In a lot of ways, this episode peaked at Anne Hathaway in the Q&A monologue, which technically defends the “SNL” choice to make outside celebrities the focus. That’s not even “SNL’s” fault, as a lot of things (except for “The Dark Knight Rises” and that one Oscars James Franco bombed but for which everyone blamed Anne) peak at Anne Hathaway. There are things that makes this episode play as a finale — see: Weekend Update’s cut jokes conclusion, which sadly doesn’t feature Fey at any point — but the structure hurts things.

Because really, this episode plays things surprisingly safe. “Chicago Improv,” a pretty on-point pre-tape, is the 10-to-1 sketch, and overall there’s enough balance that every cast member has their own moment to go out on, but no one has a real highlight sketch — besides maybe Melissa Villaseñor, who gets to bring System of a Down’s “Chop Suey” (a song from 2001, by the way) back into the 2018 conversation… because everyone loves “Chop Suey.” (Seriously, how was that not the 10-to-1 sketch?)

Highlighting the season’s big problem is the cold open, which immediately begins with Alec Baldwin’s dire Donald Trump impression, only to segue into a “Sopranos” series finale riff.
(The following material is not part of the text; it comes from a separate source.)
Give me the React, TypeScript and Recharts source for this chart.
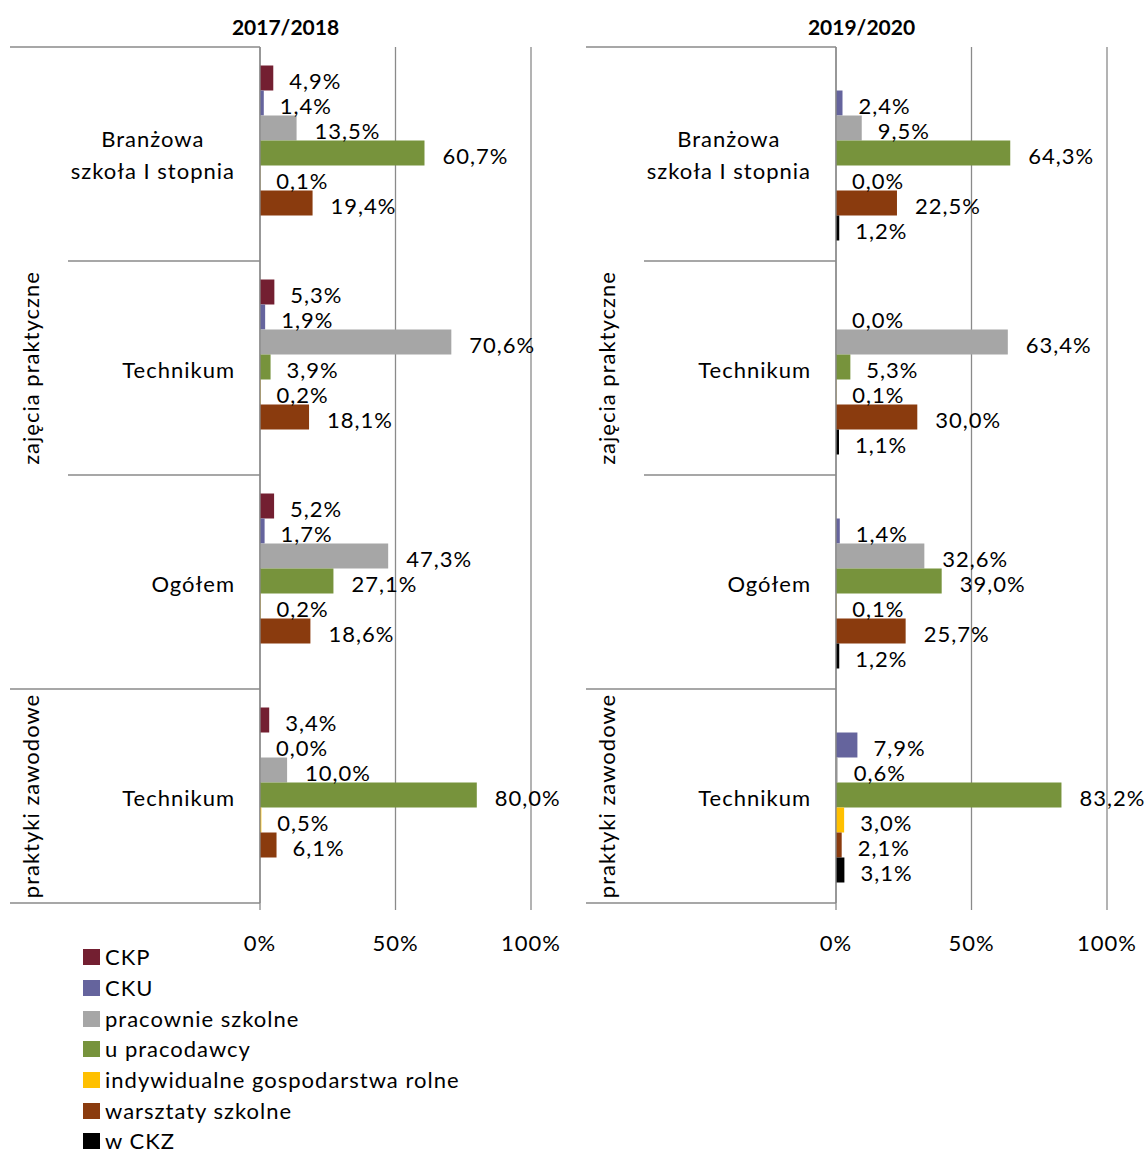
import { BarChart, Bar, XAxis, YAxis, CartesianGrid, LabelList } from "recharts";

const FONT = "Lato, 'Noto Sans', sans-serif";
const FONT_SIZE = 22;
const LS = 1; // letter spacing, the source renders text a little wide
const LINE = "#8a8a8a";

const categoryKeys = ["bs1", "tech", "ogolem", "techPz"];
const categoryLabels = [["Branżowa", "szkoła I stopnia"], ["Technikum"], ["Ogółem"], ["Technikum"]];
const categoryGroups = ["zajęcia praktyczne", "zajęcia praktyczne", "zajęcia praktyczne", "praktyki zawodowe"];

const seriesNames = [
  "CKP",
  "CKU",
  "pracownie szkolne",
  "u pracodawcy",
  "indywidualne gospodarstwa rolne",
  "warsztaty szkolne",
  "w CKZ",
];
const seriesColors = ["#731f31", "#65649d", "#a6a6a6", "#77933c", "#ffc000", "#8a3b0e", "#000000"];
const xTicks = [0, 50, 100];

// 2017/2018 (%), null = no bar
const ckp2017 = [4.9, 5.3, 5.2, 3.4];
const cku2017 = [1.4, 1.9, 1.7, 0.0];
const pracownie2017 = [13.5, 70.6, 47.3, 10.0];
const pracodawcy2017 = [60.7, 3.9, 27.1, 80.0];
const gospodarstwa2017 = [0.1, 0.2, 0.2, 0.5];
const warsztaty2017 = [19.4, 18.1, 18.6, 6.1];
const ckz2017 = [null, null, null, null];

// 2019/2020 (%)
const ckp2019 = [null, null, null, null];
const cku2019 = [2.4, 0.0, 1.4, 7.9];
const pracownie2019 = [9.5, 63.4, 32.6, 0.6];
const pracodawcy2019 = [64.3, 5.3, 39.0, 83.2];
const gospodarstwa2019 = [0.0, 0.1, 0.1, 3.0];
const warsztaty2019 = [22.5, 30.0, 25.7, 2.1];
const ckz2019 = [1.2, 1.1, 1.2, 3.1];

const panels = [
  {
    title: "2017/2018",
    series: [ckp2017, cku2017, pracownie2017, pracodawcy2017, gospodarstwa2017, warsztaty2017, ckz2017],
  },
  {
    title: "2019/2020",
    series: [ckp2019, cku2019, pracownie2019, pracodawcy2019, gospodarstwa2019, warsztaty2019, ckz2019],
  },
];

// chart geometry
const CHART_W = 571;
const CHART_H = 960;
const PLOT_TOP = 47;
const PLOT_LEFT = 260;
const PLOT_RIGHT = 531;
const PLOT_BOTTOM = 903;
const BAND = (PLOT_BOTTOM - PLOT_TOP) / categoryKeys.length;

function buildRows(series: (number | null)[][]) {
  return categoryKeys.map((key, i) => {
    const row: Record<string, any> = { key };
    series.forEach((values, s) => {
      row[`s${s}`] = values[i];
    });
    return row;
  });
}

let ctx: CanvasRenderingContext2D | null = null;
function textWidth(text: string) {
  if (!ctx) ctx = document.createElement("canvas").getContext("2d");
  if (!ctx) return text.length * FONT_SIZE * 0.5;
  ctx.font = `${FONT_SIZE}px ${FONT}`;
  return ctx.measureText(text).width + text.length * LS;
}

function formatPct(v: number) {
  return v.toFixed(1).replace(".", ",") + "%";
}

function CategoryTick(props: any) {
  const { y, index } = props;
  const top = y - BAND / 2;
  const group = categoryGroups[index];
  const groupStart = index === 0 || categoryGroups[index - 1] !== group;
  let span = 0;
  if (groupStart) {
    while (categoryGroups[index + span] === group) span++;
  }
  const isLast = index === categoryKeys.length - 1;
  const lines = categoryLabels[index];
  const textEnd = 235;
  const maxW = Math.max(...lines.map(textWidth));
  const gy = top + (span * BAND) / 2;
  return (
    <g fontFamily={FONT} fontSize={FONT_SIZE} fill="#000" letterSpacing={LS}>
      <line x1={groupStart ? 10 : 68} x2={PLOT_LEFT} y1={top} y2={top} stroke={LINE} strokeWidth={1.3} />
      {isLast && (
        <line x1={10} x2={PLOT_LEFT} y1={top + BAND} y2={top + BAND} stroke={LINE} strokeWidth={1.3} />
      )}
      {groupStart && (
        <text
          x={30}
          y={gy}
          textAnchor="middle"
          dominantBaseline="central"
          transform={`rotate(-90, 30, ${gy})`}
        >
          {group}
        </text>
      )}
      {lines.length === 1 ? (
        <text x={textEnd} y={y + 1} textAnchor="end" dominantBaseline="central">
          {lines[0]}
        </text>
      ) : (
        lines.map((line, i) => (
          <text
            key={line}
            x={textEnd - maxW / 2}
            y={y + (i - (lines.length - 1) / 2) * 32}
            textAnchor="middle"
            dominantBaseline="central"
          >
            {line}
          </text>
        ))
      )}
    </g>
  );
}

function PercentTick(props: any) {
  const { x, payload } = props;
  return (
    <text
      x={x}
      y={PLOT_BOTTOM + 39}
      textAnchor="middle"
      dominantBaseline="central"
      fontFamily={FONT}
      fontSize={FONT_SIZE}
      letterSpacing={LS}
      fill="#000"
    >
      {payload.value}%
    </text>
  );
}

function ValueLabel(props: any) {
  const { x, y, width, height, value } = props;
  if (value == null) return null;
  const text = formatPct(Number(value));
  return (
    <text
      x={Number(x) + Number(width) + 16 + (text.length - 4) * 2}
      y={Number(y) + Number(height) / 2 + 2}
      dominantBaseline="central"
      fontFamily={FONT}
      fontSize={FONT_SIZE}
      letterSpacing={LS}
      fill="#000"
    >
      {text}
    </text>
  );
}

// zero values still need a rect so their "0,0%" label is drawn
const zeroSize = (value: any) => (value === 0 ? 0.01 : 0);

function Panel({ title, series }: { title: string; series: (number | null)[][] }) {
  const rows = buildRows(series);
  return (
    <div style={{ position: "relative", width: CHART_W, height: CHART_H }}>
      <div
        style={{
          position: "absolute",
          top: 14,
          left: 0,
          width: CHART_W,
          textAlign: "center",
          fontFamily: FONT,
          fontWeight: 700,
          fontSize: 21,
          lineHeight: "26px",
        }}
      >
        {title}
      </div>
      <BarChart
        width={CHART_W}
        height={CHART_H}
        data={rows}
        layout="vertical"
        margin={{ top: PLOT_TOP, right: CHART_W - PLOT_RIGHT, bottom: 0, left: 0 }}
        barCategoryGap={18.5}
        barGap={0}
      >
        <CartesianGrid horizontal={false} stroke={LINE} strokeWidth={1.3} />
        <XAxis
          type="number"
          domain={[0, 100]}
          ticks={xTicks}
          axisLine={false}
          tickLine={{ stroke: LINE, strokeWidth: 1.3 }}
          tickSize={7}
          height={CHART_H - PLOT_BOTTOM}
          tick={<PercentTick />}
        />
        <YAxis
          type="category"
          dataKey="key"
          width={PLOT_LEFT}
          axisLine={{ stroke: LINE, strokeWidth: 1.3 }}
          tickLine={false}
          tick={<CategoryTick />}
          interval={0}
        />
        {seriesNames.map((name, s) => (
          <Bar
            key={name}
            dataKey={`s${s}`}
            name={name}
            fill={seriesColors[s]}
            minPointSize={zeroSize}
            isAnimationActive={false}
          >
            <LabelList dataKey={`s${s}`} content={<ValueLabel />} />
          </Bar>
        ))}
      </BarChart>
    </div>
  );
}

export default function App() {
  return (
    <div
      style={{
        position: "absolute",
        left: 0,
        top: 0,
        width: 1147,
        height: 1151,
        background: "#fff",
        fontFamily: FONT,
      }}
    >
      <div style={{ position: "absolute", left: 0, top: 0 }}>
        <Panel title={panels[0].title} series={panels[0].series} />
      </div>
      <div style={{ position: "absolute", left: 576, top: 0 }}>
        <Panel title={panels[1].title} series={panels[1].series} />
      </div>
      <div style={{ position: "absolute", left: 83, top: 942 }}>
        {seriesNames.map((name, i) => (
          <div key={name} style={{ display: "flex", alignItems: "center", height: 30.7 }}>
            <div style={{ width: 17, height: 16, background: seriesColors[i], marginRight: 5 }} />
            <span style={{ fontSize: FONT_SIZE, lineHeight: "26px", letterSpacing: LS }}>{name}</span>
          </div>
        ))}
      </div>
    </div>
  );
}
That finale aired in 2007, but honestly, it’s clearly something the live “SNL” audience recognized far less well than the “Meet The Parents” riff — which it again tries to go with here as soon as De Niro/Mueller shows up. Also: McKinnon’s Rudy Guilani is really more the Penguin than anything else, and a poorly-enunciating one at that.
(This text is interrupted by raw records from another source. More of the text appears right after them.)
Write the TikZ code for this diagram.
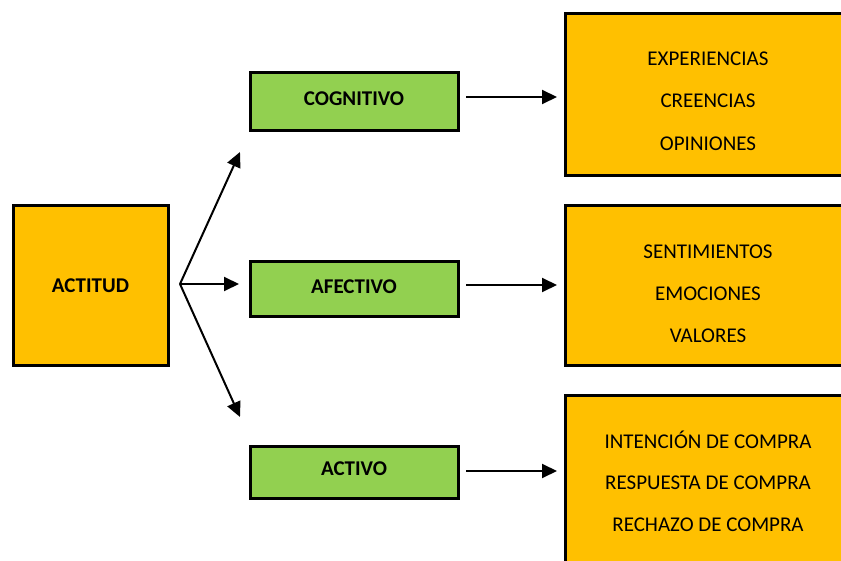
\documentclass[tikz,border=0pt]{standalone}
\usepackage{fontspec}
\setmainfont{Carlito}
\usetikzlibrary{arrows.meta}
\definecolor{boxorange}{HTML}{FFC000}
\definecolor{boxgreen}{HTML}{92D050}
\begin{document}
\begin{tikzpicture}[x=1pt, y=-1pt,
  obox/.style={draw=black, line width=3pt, fill=boxorange, rectangle, inner sep=0pt},
  gbox/.style={draw=black, line width=3pt, fill=boxgreen, rectangle, inner sep=0pt,
    minimum width=208pt, text depth=6pt, font=\fontsize{21}{25}\selectfont\bfseries},
  itemtxt/.style={font=\fontsize{21}{25}\selectfont, align=center, inner sep=0pt},
  arr/.style={line width=2pt, -{Triangle[length=15pt,width=14pt]}}]
\useasboundingbox (0,0) rectangle (841,561);

% main concept
\node[obox, minimum width=155pt, minimum height=160pt,
  font=\fontsize{21}{25}\selectfont\bfseries] (actitud) at (90.5,286) {ACTITUD};

% three components
\node[gbox, minimum height=58pt] (cog) at (354,102) {COGNITIVO};
\node[gbox, minimum height=55pt] (afe) at (354,289.5) {AFECTIVO};
\node[gbox, minimum height=52pt] (act) at (354,472) {ACTIVO};

% detail boxes (running past the right edge)
\node[obox, minimum width=280pt, minimum height=162pt] (dcog) at (705,95) {};
\node[obox, minimum width=280pt, minimum height=160pt] (dafe) at (705,286) {};
\node[obox, minimum width=280pt, minimum height=172pt] (dact) at (705,481) {};

\node[itemtxt] (t1a) at (708,59) {EXPERIENCIAS};
\node[itemtxt] (t1b) at (708,101) {CREENCIAS};
\node[itemtxt] (t1c) at (708,144) {OPINIONES};
\node[itemtxt] (t2a) at (708,252) {SENTIMIENTOS};
\node[itemtxt] (t2b) at (708,294) {EMOCIONES};
\node[itemtxt] (t2c) at (708,336) {VALORES};
\node[itemtxt] (t3a) at (708,440) {INTENCIÓN DE COMPRA};
\node[itemtxt] (t3b) at (708,483) {RESPUESTA DE COMPRA};
\node[itemtxt] (t3c) at (708,525) {RECHAZO DE COMPRA};

% fan of arrows from ACTITUD
\coordinate (br) at (180,284);
\coordinate (up) at (240,152);
\coordinate (mid) at (239,284);
\coordinate (down) at (240,417);
\draw[arr] (br) -- (up);
\draw[arr] (br) -- (mid);
\draw[arr] (br) -- (down);

% arrows from components to their details
\coordinate (c1s) at (466,97);  \coordinate (c1e) at (557,97);
\coordinate (c2s) at (466,285); \coordinate (c2e) at (557,285);
\coordinate (c3s) at (466,471); \coordinate (c3e) at (557,471);
\draw[arr] (c1s) -- (c1e);
\draw[arr] (c2s) -- (c2e);
\draw[arr] (c3s) -- (c3e);
\end{tikzpicture}
\end{document}
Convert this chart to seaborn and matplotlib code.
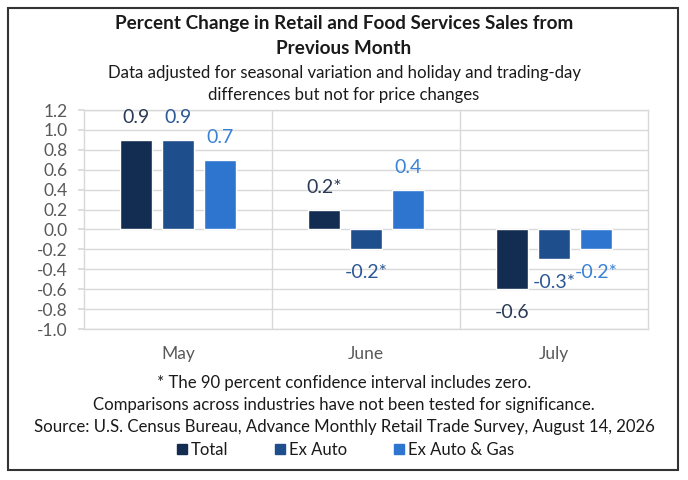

But at least actual cast members are even in this sketch (even if Heidi Gardner is just a diner waitress) — in fact, the highlight is Alex Moffat’s Eric Trump as he parallel parks his Fisher Price tricycle, the one moment of the cold open that doesn’t rely on a “pause for applause” or “I get that reference” laugh. Only just like the “HIV”/“HPV” moment, the Trump sons bit is better served in this episode’s Weekend Update.
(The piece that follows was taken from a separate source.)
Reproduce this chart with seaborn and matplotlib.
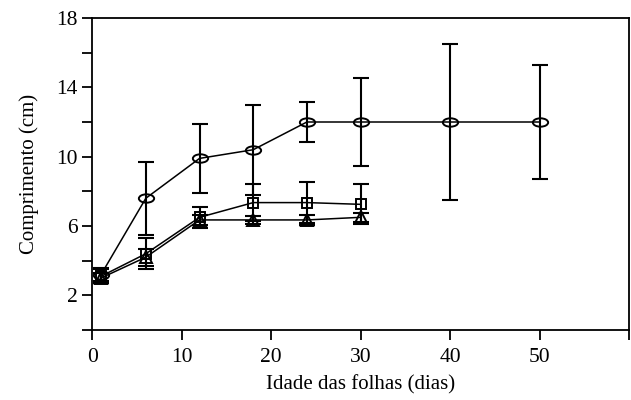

The lack of pomp and circumstance, and the fact that Luke Null even shows up in more than one sketch, signals that maybe no one is heading out of “SNL” after this season. But beyond that, the problem certainly hasn’t been the current cast, old or new. Besides the cold opens and the show’s general reliance on outside celebrities (past cast members or not), writing to and trusting the voice of the host has been a big problem of the year, though it has gotten better towards the end of the season. Of course, as mentioned, despite the lack of highlighting Tina Fey this week, this is also kind of par for the course for her as a host/part of the “SNL” machine. She works better as a premiere host, honestly, not a finale one.


Oh, and Nicki Minaj performs one amazing number (“Chun-Li,” while also doubling down on what people are sure to say, “Oh, so this is cultural appropriation.”) and half of one… well, it’s certainly a song (a Playboi Carti song which mostly sounds like a Dusty Rhodes-esque appreciation for polka dots but is actually called ).

Based on a lyrics search, the latter has a Natalie Imbruglia/“Torn” reference from Nicki, which would indicate it’s better than it actually is. But the best way to describe this episode and maybe this season as a whole is that Colin Jost says “homie” during Weekend Update. Yes, Michael Che calls it out, but it still happens. That’s the show.